Sedgwick snorted. “You should pay more attention to what you put in your mouth. The stuff I’ve seen you eat, I’m surprised you haven’t come down with amoebic dysentery before now.”

“You just haven’t my sense of culinary adventure,” Conor said with a fleeting smile. “Anyway, it’s not my stomach.”

“No?” The suspicion in Sedgwick’s voice became more pronounced. “Then what have you been up to today that’s got you feeling fuzzy?”

With an inward sigh, Conor prepared for another of the verbal sparring matches they’d been having for weeks. The truth was that he had been “up to” the same thing almost every day for nearly two months. By night, he was a demoralized amalgamation of an Irish farmer imitating an intelligence agent who was pretending to be a soldier of fortune. By day, he was finding a temporary escape and some small measure of redemption in an unlikely place—the sprawling slum-metropolis of Dharavi.

He’d sought out Kavita Kotwal without understanding why, but from the moment he reached her doorway, Conor had known he was where he needed to be. She had begun helping him the very next morning simply by giving him the opportunity of doing something useful. She had directed him to the small network of health clinics sprinkled throughout the
zopadpatti
, as Mumbai’s slums were called, and he had been volunteering almost daily ever since, going wherever she sent him or following where she led.

The work provided a productive outlet for his restlessness and offered more satisfaction than he felt about anything else at this point. The assignment of tracking his brother and coaxing him to give up his secrets was bogged down in an unproductive strategy that made less sense the longer it continued, and the strange passivity of the controlling officer who was responsible for moving it along had begun to rouse an unfocused suspicion.

Having a daytime occupation that generated some positive karma to balance against the things he did at night was a welcome diversion, but his association with Kavita was yet another clandestine activity he had to manage. He met Sedgwick’s eyes with a steady, bland gaze.

“I didn’t do much today, really. Read a book. Hung about with Bishan for a while.”

“What did you read?”

“The
Bhagavad Gita
. As you recommended.”

“So I did.” Sedgwick gave him a cagey smile. “You know it’s funny, because I ran into Bishan down at the Gateway earlier. He didn’t mention he’d seen you today.”

“Probably because I hadn’t yet. I just came from having a beer with him at the Leopold. Funny, he didn’t mention seeing you.”

Sedgwick gave in with a roll of his eyes, and Conor smiled. With lies and half-truths, they had dueled each other to a draw once again.

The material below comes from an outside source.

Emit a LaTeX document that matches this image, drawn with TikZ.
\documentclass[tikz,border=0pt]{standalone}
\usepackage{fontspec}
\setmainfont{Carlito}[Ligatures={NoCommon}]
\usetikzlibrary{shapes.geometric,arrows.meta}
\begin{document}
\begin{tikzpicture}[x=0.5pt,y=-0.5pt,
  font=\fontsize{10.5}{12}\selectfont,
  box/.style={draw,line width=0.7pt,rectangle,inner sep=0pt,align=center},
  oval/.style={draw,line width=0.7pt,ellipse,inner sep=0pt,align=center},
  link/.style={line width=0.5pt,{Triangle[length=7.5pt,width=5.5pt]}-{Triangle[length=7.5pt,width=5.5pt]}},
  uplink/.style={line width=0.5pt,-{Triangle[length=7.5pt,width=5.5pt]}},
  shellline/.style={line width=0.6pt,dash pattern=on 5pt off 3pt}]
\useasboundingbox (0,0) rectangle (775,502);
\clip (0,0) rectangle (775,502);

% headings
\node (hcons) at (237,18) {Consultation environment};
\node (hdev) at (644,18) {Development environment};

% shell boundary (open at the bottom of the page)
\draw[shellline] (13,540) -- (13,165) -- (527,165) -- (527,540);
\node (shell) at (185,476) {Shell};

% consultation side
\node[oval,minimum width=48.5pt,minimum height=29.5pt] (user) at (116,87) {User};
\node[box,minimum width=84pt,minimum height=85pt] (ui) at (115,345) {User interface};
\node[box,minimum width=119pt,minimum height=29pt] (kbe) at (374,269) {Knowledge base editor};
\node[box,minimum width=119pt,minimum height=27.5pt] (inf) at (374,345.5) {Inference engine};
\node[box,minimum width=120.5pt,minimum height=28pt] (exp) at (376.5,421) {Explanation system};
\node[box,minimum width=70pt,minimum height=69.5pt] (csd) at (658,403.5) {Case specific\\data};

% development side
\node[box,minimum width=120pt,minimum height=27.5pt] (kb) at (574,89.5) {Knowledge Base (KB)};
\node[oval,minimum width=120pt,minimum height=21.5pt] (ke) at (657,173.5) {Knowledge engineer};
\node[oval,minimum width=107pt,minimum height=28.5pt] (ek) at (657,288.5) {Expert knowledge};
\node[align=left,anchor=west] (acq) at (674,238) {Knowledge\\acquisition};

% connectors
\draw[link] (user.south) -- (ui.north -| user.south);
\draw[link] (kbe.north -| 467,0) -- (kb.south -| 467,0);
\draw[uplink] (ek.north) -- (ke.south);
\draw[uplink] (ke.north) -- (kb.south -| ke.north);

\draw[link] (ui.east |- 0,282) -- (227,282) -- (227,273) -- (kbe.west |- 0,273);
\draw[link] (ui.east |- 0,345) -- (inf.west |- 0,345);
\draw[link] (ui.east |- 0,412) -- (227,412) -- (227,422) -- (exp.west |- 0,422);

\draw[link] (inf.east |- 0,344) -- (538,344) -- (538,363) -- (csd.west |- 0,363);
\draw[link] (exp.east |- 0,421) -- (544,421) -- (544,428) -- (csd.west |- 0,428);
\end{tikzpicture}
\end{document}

“Where are we going, anyway?”

“We’re already there.” Sedgwick indicated the club’s entrance with a jerk of his chin. “See? I told you not to worry. It’s the most respectable place in the whole city. Nobody’s going to get shellacked or shot up in the Bombay Gymkhana. The reservation in the dining hall is for nine, so we’ve got about thirty minutes if you want to hit the bar.”

“You mean you’re wanting to eat here?” Conor looked at the building with reluctance.

Sedgwick raised an eyebrow. “That’s generally what they do in the dining hall. You got a problem with it?”

“No, not a problem, exactly, it’s just that I . . . ehm, I’m not really . . . ” As a familiar tickle shot up through his chest, Conor turned aside and cupped his hands over several hard, barking coughs. Sedgwick flinched in surprise.

“Jesus, still? Sounds worse than it did a week ago. I would have thought you’d be over it by now.”

“I would have thought so too,” he said when he could talk again.

The cough had not particularly concerned him, at first. His susceptibility to respiratory ailments was above average, dating from a childhood bout with pneumonia and no doubt bolstered by a tenacious cigarette habit. For a while, the present bug had been no more remarkable than any other, but it seemed to be trending in the wrong direction, and that, along with a number of other symptoms—fatigue, weight loss, and a sporadically recurrent fever—had finally captured his attention.